____ Source data

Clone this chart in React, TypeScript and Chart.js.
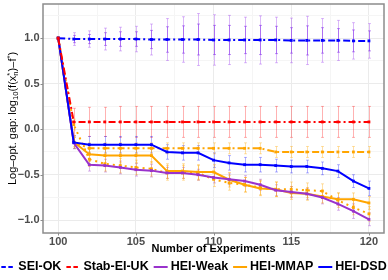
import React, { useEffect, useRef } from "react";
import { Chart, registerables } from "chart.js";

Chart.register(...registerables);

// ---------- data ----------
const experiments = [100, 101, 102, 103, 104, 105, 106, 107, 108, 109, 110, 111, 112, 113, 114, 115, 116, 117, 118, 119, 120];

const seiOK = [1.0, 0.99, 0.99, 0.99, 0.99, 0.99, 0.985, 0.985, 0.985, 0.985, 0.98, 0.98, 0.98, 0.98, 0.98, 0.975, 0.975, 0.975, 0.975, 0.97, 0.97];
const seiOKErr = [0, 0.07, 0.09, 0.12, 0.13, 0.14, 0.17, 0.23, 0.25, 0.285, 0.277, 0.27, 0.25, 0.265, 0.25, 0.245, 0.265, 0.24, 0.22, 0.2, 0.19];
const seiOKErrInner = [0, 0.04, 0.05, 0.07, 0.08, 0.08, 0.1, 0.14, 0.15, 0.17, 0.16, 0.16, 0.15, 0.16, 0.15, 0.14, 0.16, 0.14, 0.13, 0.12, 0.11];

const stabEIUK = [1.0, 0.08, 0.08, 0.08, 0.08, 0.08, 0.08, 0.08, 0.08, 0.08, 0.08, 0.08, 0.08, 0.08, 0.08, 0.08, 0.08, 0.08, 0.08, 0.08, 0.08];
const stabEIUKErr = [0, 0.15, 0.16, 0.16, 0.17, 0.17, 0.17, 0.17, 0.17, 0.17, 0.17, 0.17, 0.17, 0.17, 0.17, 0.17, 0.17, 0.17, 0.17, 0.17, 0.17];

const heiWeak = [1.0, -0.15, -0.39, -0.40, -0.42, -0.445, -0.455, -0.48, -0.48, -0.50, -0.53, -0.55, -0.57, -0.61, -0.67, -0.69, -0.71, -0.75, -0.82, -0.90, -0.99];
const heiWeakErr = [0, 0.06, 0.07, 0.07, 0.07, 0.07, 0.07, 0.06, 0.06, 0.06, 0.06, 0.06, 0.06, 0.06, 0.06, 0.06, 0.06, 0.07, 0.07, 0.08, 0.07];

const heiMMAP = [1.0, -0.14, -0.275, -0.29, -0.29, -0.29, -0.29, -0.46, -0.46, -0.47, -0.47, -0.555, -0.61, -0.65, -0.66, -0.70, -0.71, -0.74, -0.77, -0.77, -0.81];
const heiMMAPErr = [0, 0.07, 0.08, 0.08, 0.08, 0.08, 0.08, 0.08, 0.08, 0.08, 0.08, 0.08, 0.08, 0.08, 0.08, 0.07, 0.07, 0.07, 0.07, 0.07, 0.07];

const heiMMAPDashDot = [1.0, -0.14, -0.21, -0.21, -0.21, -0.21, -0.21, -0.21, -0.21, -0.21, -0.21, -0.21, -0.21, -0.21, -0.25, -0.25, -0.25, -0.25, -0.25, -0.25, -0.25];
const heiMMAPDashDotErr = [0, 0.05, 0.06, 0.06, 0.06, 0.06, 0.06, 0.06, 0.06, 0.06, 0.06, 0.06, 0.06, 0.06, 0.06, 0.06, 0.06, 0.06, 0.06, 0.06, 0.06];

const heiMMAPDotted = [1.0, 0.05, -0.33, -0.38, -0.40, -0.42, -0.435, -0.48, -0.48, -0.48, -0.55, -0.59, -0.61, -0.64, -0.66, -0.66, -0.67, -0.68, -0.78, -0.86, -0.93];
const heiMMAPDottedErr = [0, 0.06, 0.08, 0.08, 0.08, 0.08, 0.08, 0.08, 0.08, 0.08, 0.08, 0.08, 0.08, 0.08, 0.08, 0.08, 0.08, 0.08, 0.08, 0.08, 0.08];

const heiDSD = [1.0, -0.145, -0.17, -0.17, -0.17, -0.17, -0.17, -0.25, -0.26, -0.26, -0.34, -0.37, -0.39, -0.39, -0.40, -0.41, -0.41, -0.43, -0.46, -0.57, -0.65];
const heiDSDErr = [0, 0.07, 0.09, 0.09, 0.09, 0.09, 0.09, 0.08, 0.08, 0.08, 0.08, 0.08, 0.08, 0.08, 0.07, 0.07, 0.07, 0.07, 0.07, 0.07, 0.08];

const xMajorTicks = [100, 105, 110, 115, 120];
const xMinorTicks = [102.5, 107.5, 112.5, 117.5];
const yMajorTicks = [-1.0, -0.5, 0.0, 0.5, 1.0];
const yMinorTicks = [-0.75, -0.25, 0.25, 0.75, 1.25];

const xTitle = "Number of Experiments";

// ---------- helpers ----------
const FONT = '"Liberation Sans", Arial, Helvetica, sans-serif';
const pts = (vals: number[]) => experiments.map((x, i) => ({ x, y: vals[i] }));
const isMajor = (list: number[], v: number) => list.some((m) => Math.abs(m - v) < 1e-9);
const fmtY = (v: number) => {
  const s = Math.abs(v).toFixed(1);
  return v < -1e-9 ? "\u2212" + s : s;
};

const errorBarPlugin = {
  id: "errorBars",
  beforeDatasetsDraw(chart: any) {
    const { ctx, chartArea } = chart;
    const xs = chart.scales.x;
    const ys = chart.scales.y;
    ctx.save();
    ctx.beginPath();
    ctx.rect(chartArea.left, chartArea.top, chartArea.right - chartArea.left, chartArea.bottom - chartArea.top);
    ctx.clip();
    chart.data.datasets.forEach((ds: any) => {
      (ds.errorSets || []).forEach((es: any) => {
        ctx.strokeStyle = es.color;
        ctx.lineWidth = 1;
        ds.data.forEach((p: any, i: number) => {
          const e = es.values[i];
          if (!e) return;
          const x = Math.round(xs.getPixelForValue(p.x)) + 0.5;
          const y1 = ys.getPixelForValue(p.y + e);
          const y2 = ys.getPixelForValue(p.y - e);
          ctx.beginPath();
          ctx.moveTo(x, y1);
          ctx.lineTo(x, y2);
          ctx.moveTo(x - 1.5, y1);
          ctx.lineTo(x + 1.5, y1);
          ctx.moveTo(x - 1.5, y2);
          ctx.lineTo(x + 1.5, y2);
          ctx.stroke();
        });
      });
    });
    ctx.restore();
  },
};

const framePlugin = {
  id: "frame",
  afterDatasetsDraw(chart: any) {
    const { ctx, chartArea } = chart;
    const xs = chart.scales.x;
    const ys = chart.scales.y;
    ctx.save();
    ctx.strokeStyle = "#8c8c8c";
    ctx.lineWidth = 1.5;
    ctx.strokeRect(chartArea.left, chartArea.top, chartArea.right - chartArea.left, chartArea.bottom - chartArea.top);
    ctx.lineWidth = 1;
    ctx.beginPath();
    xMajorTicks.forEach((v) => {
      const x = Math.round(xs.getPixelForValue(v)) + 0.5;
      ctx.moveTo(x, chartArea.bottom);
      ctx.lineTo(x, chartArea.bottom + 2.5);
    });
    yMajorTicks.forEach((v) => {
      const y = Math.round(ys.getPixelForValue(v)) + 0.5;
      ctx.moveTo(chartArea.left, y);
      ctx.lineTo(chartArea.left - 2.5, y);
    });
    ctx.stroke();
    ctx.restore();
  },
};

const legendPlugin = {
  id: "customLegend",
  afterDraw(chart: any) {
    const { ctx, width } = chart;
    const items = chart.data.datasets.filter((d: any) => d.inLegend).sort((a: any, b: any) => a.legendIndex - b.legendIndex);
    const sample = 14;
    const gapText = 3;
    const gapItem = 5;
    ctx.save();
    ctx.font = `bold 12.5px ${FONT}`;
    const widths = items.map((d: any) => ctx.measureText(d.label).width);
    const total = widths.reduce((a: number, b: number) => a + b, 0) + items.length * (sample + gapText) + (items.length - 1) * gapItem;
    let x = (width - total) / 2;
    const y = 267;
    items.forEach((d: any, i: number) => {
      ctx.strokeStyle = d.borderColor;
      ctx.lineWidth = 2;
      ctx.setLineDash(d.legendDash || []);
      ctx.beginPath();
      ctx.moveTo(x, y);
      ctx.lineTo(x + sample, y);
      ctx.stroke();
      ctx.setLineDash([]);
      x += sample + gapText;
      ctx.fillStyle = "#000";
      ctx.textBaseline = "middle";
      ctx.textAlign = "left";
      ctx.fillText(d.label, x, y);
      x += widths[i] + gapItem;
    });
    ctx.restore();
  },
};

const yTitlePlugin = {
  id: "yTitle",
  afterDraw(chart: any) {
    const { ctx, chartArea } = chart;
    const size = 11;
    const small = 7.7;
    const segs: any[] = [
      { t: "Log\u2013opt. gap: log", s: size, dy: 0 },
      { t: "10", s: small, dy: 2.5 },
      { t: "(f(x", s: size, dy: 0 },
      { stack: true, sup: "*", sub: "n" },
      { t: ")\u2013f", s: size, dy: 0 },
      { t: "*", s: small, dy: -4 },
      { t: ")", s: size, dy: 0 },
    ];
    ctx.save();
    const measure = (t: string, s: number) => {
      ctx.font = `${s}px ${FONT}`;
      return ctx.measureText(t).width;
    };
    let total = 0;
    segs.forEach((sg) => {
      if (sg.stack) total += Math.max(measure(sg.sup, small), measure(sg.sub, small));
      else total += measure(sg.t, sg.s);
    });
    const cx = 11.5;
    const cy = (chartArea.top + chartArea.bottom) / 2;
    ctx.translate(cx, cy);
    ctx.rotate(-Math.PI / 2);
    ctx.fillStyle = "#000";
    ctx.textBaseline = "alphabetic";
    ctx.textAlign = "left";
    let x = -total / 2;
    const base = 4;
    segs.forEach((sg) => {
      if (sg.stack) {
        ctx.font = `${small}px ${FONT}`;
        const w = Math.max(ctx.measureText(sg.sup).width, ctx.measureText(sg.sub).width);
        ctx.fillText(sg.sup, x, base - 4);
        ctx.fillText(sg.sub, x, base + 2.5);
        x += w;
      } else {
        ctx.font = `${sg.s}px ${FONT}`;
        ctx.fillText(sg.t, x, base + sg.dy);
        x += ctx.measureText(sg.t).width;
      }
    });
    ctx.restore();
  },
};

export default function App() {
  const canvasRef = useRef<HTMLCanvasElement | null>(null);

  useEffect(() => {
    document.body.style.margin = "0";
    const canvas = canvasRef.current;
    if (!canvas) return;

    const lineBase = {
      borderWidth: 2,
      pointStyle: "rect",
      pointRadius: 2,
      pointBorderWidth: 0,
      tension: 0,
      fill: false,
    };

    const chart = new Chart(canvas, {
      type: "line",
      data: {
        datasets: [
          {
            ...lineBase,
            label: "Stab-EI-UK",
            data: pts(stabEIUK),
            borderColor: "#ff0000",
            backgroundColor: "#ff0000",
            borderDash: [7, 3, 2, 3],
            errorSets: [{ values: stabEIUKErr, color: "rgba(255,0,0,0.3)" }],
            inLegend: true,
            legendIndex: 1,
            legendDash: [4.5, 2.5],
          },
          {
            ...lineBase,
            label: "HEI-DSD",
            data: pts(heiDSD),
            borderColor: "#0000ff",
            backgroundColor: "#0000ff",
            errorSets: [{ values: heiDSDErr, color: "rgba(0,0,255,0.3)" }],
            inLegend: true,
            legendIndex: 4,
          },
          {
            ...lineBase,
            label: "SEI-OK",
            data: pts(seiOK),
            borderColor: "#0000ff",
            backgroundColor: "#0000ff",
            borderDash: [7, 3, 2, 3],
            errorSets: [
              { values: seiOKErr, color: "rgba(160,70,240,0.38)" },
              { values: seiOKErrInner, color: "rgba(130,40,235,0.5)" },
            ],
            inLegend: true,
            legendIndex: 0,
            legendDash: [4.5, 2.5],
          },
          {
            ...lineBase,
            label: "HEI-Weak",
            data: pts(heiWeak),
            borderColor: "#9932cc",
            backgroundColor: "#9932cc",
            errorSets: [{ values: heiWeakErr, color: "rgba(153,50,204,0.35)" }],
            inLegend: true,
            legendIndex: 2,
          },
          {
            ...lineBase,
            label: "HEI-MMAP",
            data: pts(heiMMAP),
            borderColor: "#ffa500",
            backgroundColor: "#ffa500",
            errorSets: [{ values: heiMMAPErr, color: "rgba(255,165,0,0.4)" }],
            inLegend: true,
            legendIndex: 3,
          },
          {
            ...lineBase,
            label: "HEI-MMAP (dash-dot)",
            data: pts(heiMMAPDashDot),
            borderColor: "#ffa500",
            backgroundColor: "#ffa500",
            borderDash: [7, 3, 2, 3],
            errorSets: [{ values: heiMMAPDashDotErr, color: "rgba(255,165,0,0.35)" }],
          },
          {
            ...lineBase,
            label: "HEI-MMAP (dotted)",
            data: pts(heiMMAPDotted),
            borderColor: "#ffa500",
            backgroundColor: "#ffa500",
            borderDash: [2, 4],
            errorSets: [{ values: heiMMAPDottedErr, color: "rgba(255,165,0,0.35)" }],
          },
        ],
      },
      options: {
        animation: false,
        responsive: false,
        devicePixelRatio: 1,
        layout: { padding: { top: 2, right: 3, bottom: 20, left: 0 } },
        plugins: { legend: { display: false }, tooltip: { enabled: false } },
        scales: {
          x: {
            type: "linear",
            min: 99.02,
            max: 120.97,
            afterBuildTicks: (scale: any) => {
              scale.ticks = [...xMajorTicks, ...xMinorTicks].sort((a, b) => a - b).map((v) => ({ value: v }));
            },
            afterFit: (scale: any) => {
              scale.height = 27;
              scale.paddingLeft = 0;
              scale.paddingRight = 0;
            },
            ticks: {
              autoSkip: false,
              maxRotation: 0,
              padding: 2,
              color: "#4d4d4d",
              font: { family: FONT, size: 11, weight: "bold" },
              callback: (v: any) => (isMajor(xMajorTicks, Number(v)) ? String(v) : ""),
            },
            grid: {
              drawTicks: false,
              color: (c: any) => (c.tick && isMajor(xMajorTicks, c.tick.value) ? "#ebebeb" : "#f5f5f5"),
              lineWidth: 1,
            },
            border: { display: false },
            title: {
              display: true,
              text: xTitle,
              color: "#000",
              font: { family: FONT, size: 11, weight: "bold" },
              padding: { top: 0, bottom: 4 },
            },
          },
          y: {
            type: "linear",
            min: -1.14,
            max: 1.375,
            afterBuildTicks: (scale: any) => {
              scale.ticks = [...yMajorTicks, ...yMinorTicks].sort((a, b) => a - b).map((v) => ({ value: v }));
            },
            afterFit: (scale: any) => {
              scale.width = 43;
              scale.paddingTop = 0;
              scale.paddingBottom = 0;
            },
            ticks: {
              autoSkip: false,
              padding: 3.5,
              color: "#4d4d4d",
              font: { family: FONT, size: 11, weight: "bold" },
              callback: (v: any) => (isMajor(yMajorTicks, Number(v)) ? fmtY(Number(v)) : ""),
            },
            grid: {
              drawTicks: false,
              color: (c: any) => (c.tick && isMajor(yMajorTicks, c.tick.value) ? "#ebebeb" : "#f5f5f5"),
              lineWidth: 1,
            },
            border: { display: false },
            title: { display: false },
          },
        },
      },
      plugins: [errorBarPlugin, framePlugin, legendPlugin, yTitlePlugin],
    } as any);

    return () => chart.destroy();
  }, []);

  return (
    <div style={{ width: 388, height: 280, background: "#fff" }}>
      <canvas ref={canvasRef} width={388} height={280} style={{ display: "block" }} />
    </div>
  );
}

________

> Exercise goal:
Return nothing but the lines running from the start of the data to the line with "0.13, 0.12, 0.11];", please, both ends included and no pictures.

> Final answer:
Clone this chart in React, TypeScript and Chart.js.
import React, { useEffect, useRef } from "react";
import { Chart, registerables } from "chart.js";

Chart.register(...registerables);

// ---------- data ----------
const experiments = [100, 101, 102, 103, 104, 105, 106, 107, 108, 109, 110, 111, 112, 113, 114, 115, 116, 117, 118, 119, 120];

const seiOK = [1.0, 0.99, 0.99, 0.99, 0.99, 0.99, 0.985, 0.985, 0.985, 0.985, 0.98, 0.98, 0.98, 0.98, 0.98, 0.975, 0.975, 0.975, 0.975, 0.97, 0.97];
const seiOKErr = [0, 0.07, 0.09, 0.12, 0.13, 0.14, 0.17, 0.23, 0.25, 0.285, 0.277, 0.27, 0.25, 0.265, 0.25, 0.245, 0.265, 0.24, 0.22, 0.2, 0.19];
const seiOKErrInner = [0, 0.04, 0.05, 0.07, 0.08, 0.08, 0.1, 0.14, 0.15, 0.17, 0.16, 0.16, 0.15, 0.16, 0.15, 0.14, 0.16, 0.14, 0.13, 0.12, 0.11];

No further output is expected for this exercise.